● **TASK DESCRIPTION**
Copy the data that follows, character for character, minus the pictures.

— begin —

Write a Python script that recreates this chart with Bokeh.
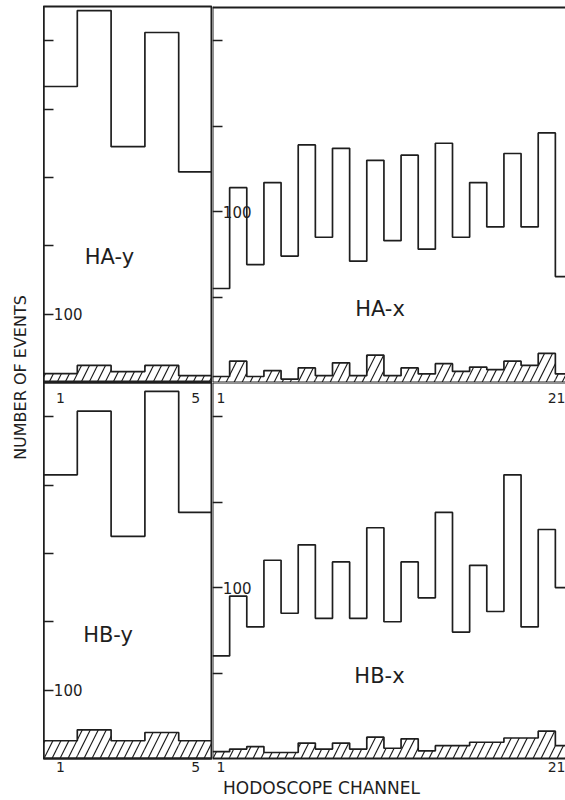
import math
from bokeh.plotting import figure
from bokeh.models import Range1d, LinearAxis, FixedTicker, Label
from bokeh.layouts import row, column
from bokeh.embed import file_html
from bokeh.resources import INLINE

# ---------------- data ----------------
y_channels = [1, 2, 3, 4, 5]
x_channels = list(range(1, 22))

ha_y_counts = [433, 544, 345, 512, 308]
ha_y_background = [13, 25, 16, 25, 10]
hb_y_counts = [415, 508, 325, 537, 360]
hb_y_background = [26, 42, 26, 38, 26]

ha_x_counts = [55, 114, 69, 117, 74, 139, 85, 137, 71, 130, 83,
               133, 78, 140, 85, 117, 91, 134, 91, 146, 62]
ha_x_background = [3.5, 12.5, 3.5, 7, 2, 8.5, 4, 11.5, 4, 16, 4,
                   8.5, 5, 11, 6.5, 9, 7.5, 12.5, 10, 17, 5]
hb_x_counts = [60, 95, 77, 116, 85, 125, 82, 115, 82, 135, 80,
               115, 94, 144, 74, 113, 86, 166, 77, 134, 100]
hb_x_background = [4, 5.5, 7, 3.5, 3.5, 9, 5.5, 9, 5.5, 12.5, 6,
                   11.5, 4.5, 7.5, 7.5, 9.5, 9.5, 12, 12, 16, 7.5]

y_labelled_ticks = [100]
y_panel_minor_ticks = [200, 300, 400, 500]
x_panel_minor_ticks = [50, 150, 200]
y_panel_x_ticks = [1, 5]
x_panel_x_ticks = [1, 21]

panel_names = ["HA-y", "HA-x", "HB-y", "HB-x"]
y_title = "NUMBER OF EVENTS"
x_title = "HODOSCOPE CHANNEL"

# ---------------- styling ----------------
INK = "#1e1e1e"
FONT = "DejaVu Sans"


def make_panel(channels, counts, background, x_end, y_end, minor, fw, fh,
               top_border, bottom_border, outline, name, name_x, name_y):
    p = figure(frame_width=fw, frame_height=fh,
               x_range=Range1d(0.5, x_end), y_range=Range1d(0, y_end),
               x_axis_type=None, y_axis_type=None,
               output_backend="svg", toolbar_location=None,
               min_border_left=0, min_border_right=0,
               min_border_top=top_border, min_border_bottom=bottom_border)
    p.background_fill_color = "white"
    p.border_fill_color = "white"
    p.outline_line_color = INK if outline else None
    p.outline_line_width = 2

    yax = LinearAxis(ticker=FixedTicker(ticks=y_labelled_ticks, minor_ticks=minor),
                     fixed_location=0.5)
    yax.axis_line_color = INK
    yax.axis_line_width = 2
    yax.major_tick_in = 10
    yax.major_tick_out = 0
    yax.minor_tick_in = 10
    yax.minor_tick_out = 0
    yax.major_tick_line_color = INK
    yax.minor_tick_line_color = INK
    yax.major_tick_line_width = 1.5
    yax.minor_tick_line_width = 1.5
    yax.major_label_standoff = -39
    yax.major_label_text_font = FONT
    yax.major_label_text_font_size = "15px"
    yax.major_label_text_color = INK
    p.add_layout(yax, "left")

    edges = [c - 0.5 for c in channels] + [channels[-1] + 0.5]
    p.vbar(x=channels, width=1, bottom=0, top=background,
           fill_color=None, line_color=None,
           hatch_pattern="/", hatch_color=INK, hatch_scale=16, hatch_weight=1.2)
    p.step(x=edges, y=background + [background[-1]], mode="after",
           line_color=INK, line_width=1.7)
    p.step(x=edges, y=counts + [counts[-1]], mode="after",
           line_color=INK, line_width=1.7)

    p.add_layout(Label(x=name_x, y=name_y, text=name, text_align="center",
                       text_baseline="middle", text_font=FONT,
                       text_font_size="21px", text_color=INK))
    return p


def style_x_axis(ax, standoff, labels=True, line_width=2):
    ax.axis_line_color = INK
    ax.axis_line_width = line_width
    ax.major_tick_in = 0
    ax.major_tick_out = 0
    ax.minor_tick_in = 0
    ax.minor_tick_out = 0
    ax.major_label_standoff = standoff
    ax.major_label_text_font = FONT
    ax.major_label_text_font_size = "14px" if labels else "0px"
    ax.major_label_text_color = INK
    return ax


LEFT_W = 169
RIGHT_W = 353
ROW_H = 376
X_END_RIGHT = 0.5 + RIGHT_W / (360.0 / 21.0)

tl = make_panel(y_channels, ha_y_counts, ha_y_background, 5.5, 550,
                y_panel_minor_ticks, LEFT_W, ROW_H, 6, 0, True,
                panel_names[0], 2.45, 183)
tr = make_panel(x_channels, ha_x_counts, ha_x_background, X_END_RIGHT, 220,
                x_panel_minor_ticks, RIGHT_W, ROW_H, 6, 0, False,
                panel_names[1], 10.27, 43)
bl = make_panel(y_channels, hb_y_counts, hb_y_background, 5.5, 550,
                y_panel_minor_ticks, LEFT_W, ROW_H, 0, 20, True,
                panel_names[2], 2.41, 180)
br = make_panel(x_channels, hb_x_counts, hb_x_background, X_END_RIGHT, 220,
                x_panel_minor_ticks, RIGHT_W, ROW_H, 0, 20, False,
                panel_names[3], 10.24, 48)

# top and bottom edges of the open right-hand panels
tr.add_layout(style_x_axis(LinearAxis(ticker=FixedTicker(ticks=[]), fixed_location=220),
                           0, labels=False, line_width=4), "above")
tr.add_layout(style_x_axis(LinearAxis(ticker=FixedTicker(ticks=[]), fixed_location=0),
                           0, labels=False, line_width=2), "below")
# channel numbers of the upper panels, printed just under their base line
bl.add_layout(style_x_axis(LinearAxis(ticker=FixedTicker(ticks=y_panel_x_ticks),
                                      fixed_location=550), -20), "above")
br.add_layout(style_x_axis(LinearAxis(ticker=FixedTicker(ticks=x_panel_x_ticks),
                                      fixed_location=220), -20), "above")
# channel numbers of the lower panels
bl.add_layout(style_x_axis(LinearAxis(ticker=FixedTicker(ticks=y_panel_x_ticks)), 3), "below")
br.add_layout(style_x_axis(LinearAxis(ticker=FixedTicker(ticks=x_panel_x_ticks)), 3), "below")

GRID_H = 6 + ROW_H + ROW_H + 20

ylab = figure(frame_width=43, frame_height=GRID_H,
              x_range=Range1d(0, 43), y_range=Range1d(GRID_H, 0),
              x_axis_type=None, y_axis_type=None, min_border=0,
              output_backend="svg", toolbar_location=None)
ylab.outline_line_color = None
ylab.add_layout(Label(x=20, y=377, text=y_title, angle=math.pi / 2,
                      text_align="center", text_baseline="middle",
                      text_font=FONT, text_font_size="16px", text_color=INK))

XLAB_H = 800 - GRID_H
xlab = figure(frame_width=565, frame_height=XLAB_H,
              x_range=Range1d(0, 565), y_range=Range1d(XLAB_H, 0),
              x_axis_type=None, y_axis_type=None, min_border=0,
              output_backend="svg", toolbar_location=None)
xlab.outline_line_color = None
xlab.add_layout(Label(x=321, y=9, text=x_title,
                      text_align="center", text_baseline="middle",
                      text_font=FONT, text_font_size="17px", text_color=INK))

grid = column(row(tl, tr), row(bl, br))
page = column(row(ylab, grid), xlab)

open("out.html", "w").write(file_html(page, INLINE))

— end —

● **ANSWER TO THE PROBLEM**
Write a Python script that recreates this chart with Bokeh.
import math
from bokeh.plotting import figure
from bokeh.models import Range1d, LinearAxis, FixedTicker, Label
from bokeh.layouts import row, column
from bokeh.embed import file_html
from bokeh.resources import INLINE

# ---------------- data ----------------
y_channels = [1, 2, 3, 4, 5]
x_channels = list(range(1, 22))

ha_y_counts = [433, 544, 345, 512, 308]
ha_y_background = [13, 25, 16, 25, 10]
hb_y_counts = [415, 508, 325, 537, 360]
hb_y_background = [26, 42, 26, 38, 26]

ha_x_counts = [55, 114, 69, 117, 74, 139, 85, 137, 71, 130, 83,
               133, 78, 140, 85, 117, 91, 134, 91, 146, 62]
ha_x_background = [3.5, 12.5, 3.5, 7, 2, 8.5, 4, 11.5, 4, 16, 4,
                   8.5, 5, 11, 6.5, 9, 7.5, 12.5, 10, 17, 5]
hb_x_counts = [60, 95, 77, 116, 85, 125, 82, 115, 82, 135, 80,
               115, 94, 144, 74, 113, 86, 166, 77, 134, 100]
hb_x_background = [4, 5.5, 7, 3.5, 3.5, 9, 5.5, 9, 5.5, 12.5, 6,
                   11.5, 4.5, 7.5, 7.5, 9.5, 9.5, 12, 12, 16, 7.5]

y_labelled_ticks = [100]
y_panel_minor_ticks = [200, 300, 400, 500]
x_panel_minor_ticks = [50, 150, 200]
y_panel_x_ticks = [1, 5]
x_panel_x_ticks = [1, 21]

panel_names = ["HA-y", "HA-x", "HB-y", "HB-x"]
y_title = "NUMBER OF EVENTS"
x_title = "HODOSCOPE CHANNEL"

# ---------------- styling ----------------
INK = "#1e1e1e"
FONT = "DejaVu Sans"


def make_panel(channels, counts, background, x_end, y_end, minor, fw, fh,
               top_border, bottom_border, outline, name, name_x, name_y):
    p = figure(frame_width=fw, frame_height=fh,
               x_range=Range1d(0.5, x_end), y_range=Range1d(0, y_end),
               x_axis_type=None, y_axis_type=None,
               output_backend="svg", toolbar_location=None,
               min_border_left=0, min_border_right=0,
               min_border_top=top_border, min_border_bottom=bottom_border)
    p.background_fill_color = "white"
    p.border_fill_color = "white"
    p.outline_line_color = INK if outline else None
    p.outline_line_width = 2

    yax = LinearAxis(ticker=FixedTicker(ticks=y_labelled_ticks, minor_ticks=minor),
                     fixed_location=0.5)
    yax.axis_line_color = INK
    yax.axis_line_width = 2
    yax.major_tick_in = 10
    yax.major_tick_out = 0
    yax.minor_tick_in = 10
    yax.minor_tick_out = 0
    yax.major_tick_line_color = INK
    yax.minor_tick_line_color = INK
    yax.major_tick_line_width = 1.5
    yax.minor_tick_line_width = 1.5
    yax.major_label_standoff = -39
    yax.major_label_text_font = FONT
    yax.major_label_text_font_size = "15px"
    yax.major_label_text_color = INK
    p.add_layout(yax, "left")

    edges = [c - 0.5 for c in channels] + [channels[-1] + 0.5]
    p.vbar(x=channels, width=1, bottom=0, top=background,
           fill_color=None, line_color=None,
           hatch_pattern="/", hatch_color=INK, hatch_scale=16, hatch_weight=1.2)
    p.step(x=edges, y=background + [background[-1]], mode="after",
           line_color=INK, line_width=1.7)
    p.step(x=edges, y=counts + [counts[-1]], mode="after",
           line_color=INK, line_width=1.7)

    p.add_layout(Label(x=name_x, y=name_y, text=name, text_align="center",
                       text_baseline="middle", text_font=FONT,
                       text_font_size="21px", text_color=INK))
    return p


def style_x_axis(ax, standoff, labels=True, line_width=2):
    ax.axis_line_color = INK
    ax.axis_line_width = line_width
    ax.major_tick_in = 0
    ax.major_tick_out = 0
    ax.minor_tick_in = 0
    ax.minor_tick_out = 0
    ax.major_label_standoff = standoff
    ax.major_label_text_font = FONT
    ax.major_label_text_font_size = "14px" if labels else "0px"
    ax.major_label_text_color = INK
    return ax


LEFT_W = 169
RIGHT_W = 353
ROW_H = 376
X_END_RIGHT = 0.5 + RIGHT_W / (360.0 / 21.0)

tl = make_panel(y_channels, ha_y_counts, ha_y_background, 5.5, 550,
                y_panel_minor_ticks, LEFT_W, ROW_H, 6, 0, True,
                panel_names[0], 2.45, 183)
tr = make_panel(x_channels, ha_x_counts, ha_x_background, X_END_RIGHT, 220,
                x_panel_minor_ticks, RIGHT_W, ROW_H, 6, 0, False,
                panel_names[1], 10.27, 43)
bl = make_panel(y_channels, hb_y_counts, hb_y_background, 5.5, 550,
                y_panel_minor_ticks, LEFT_W, ROW_H, 0, 20, True,
                panel_names[2], 2.41, 180)
br = make_panel(x_channels, hb_x_counts, hb_x_background, X_END_RIGHT, 220,
                x_panel_minor_ticks, RIGHT_W, ROW_H, 0, 20, False,
                panel_names[3], 10.24, 48)

# top and bottom edges of the open right-hand panels
tr.add_layout(style_x_axis(LinearAxis(ticker=FixedTicker(ticks=[]), fixed_location=220),
                           0, labels=False, line_width=4), "above")
tr.add_layout(style_x_axis(LinearAxis(ticker=FixedTicker(ticks=[]), fixed_location=0),
                           0, labels=False, line_width=2), "below")
# channel numbers of the upper panels, printed just under their base line
bl.add_layout(style_x_axis(LinearAxis(ticker=FixedTicker(ticks=y_panel_x_ticks),
                                      fixed_location=550), -20), "above")
br.add_layout(style_x_axis(LinearAxis(ticker=FixedTicker(ticks=x_panel_x_ticks),
                                      fixed_location=220), -20), "above")
# channel numbers of the lower panels
bl.add_layout(style_x_axis(LinearAxis(ticker=FixedTicker(ticks=y_panel_x_ticks)), 3), "below")
br.add_layout(style_x_axis(LinearAxis(ticker=FixedTicker(ticks=x_panel_x_ticks)), 3), "below")

GRID_H = 6 + ROW_H + ROW_H + 20

ylab = figure(frame_width=43, frame_height=GRID_H,
              x_range=Range1d(0, 43), y_range=Range1d(GRID_H, 0),
              x_axis_type=None, y_axis_type=None, min_border=0,
              output_backend="svg", toolbar_location=None)
ylab.outline_line_color = None
ylab.add_layout(Label(x=20, y=377, text=y_title, angle=math.pi / 2,
                      text_align="center", text_baseline="middle",
                      text_font=FONT, text_font_size="16px", text_color=INK))

XLAB_H = 800 - GRID_H
xlab = figure(frame_width=565, frame_height=XLAB_H,
              x_range=Range1d(0, 565), y_range=Range1d(XLAB_H, 0),
              x_axis_type=None, y_axis_type=None, min_border=0,
              output_backend="svg", toolbar_location=None)
xlab.outline_line_color = None
xlab.add_layout(Label(x=321, y=9, text=x_title,
                      text_align="center", text_baseline="middle",
                      text_font=FONT, text_font_size="17px", text_color=INK))

grid = column(row(tl, tr), row(bl, br))
page = column(row(ylab, grid), xlab)

open("out.html", "w").write(file_html(page, INLINE))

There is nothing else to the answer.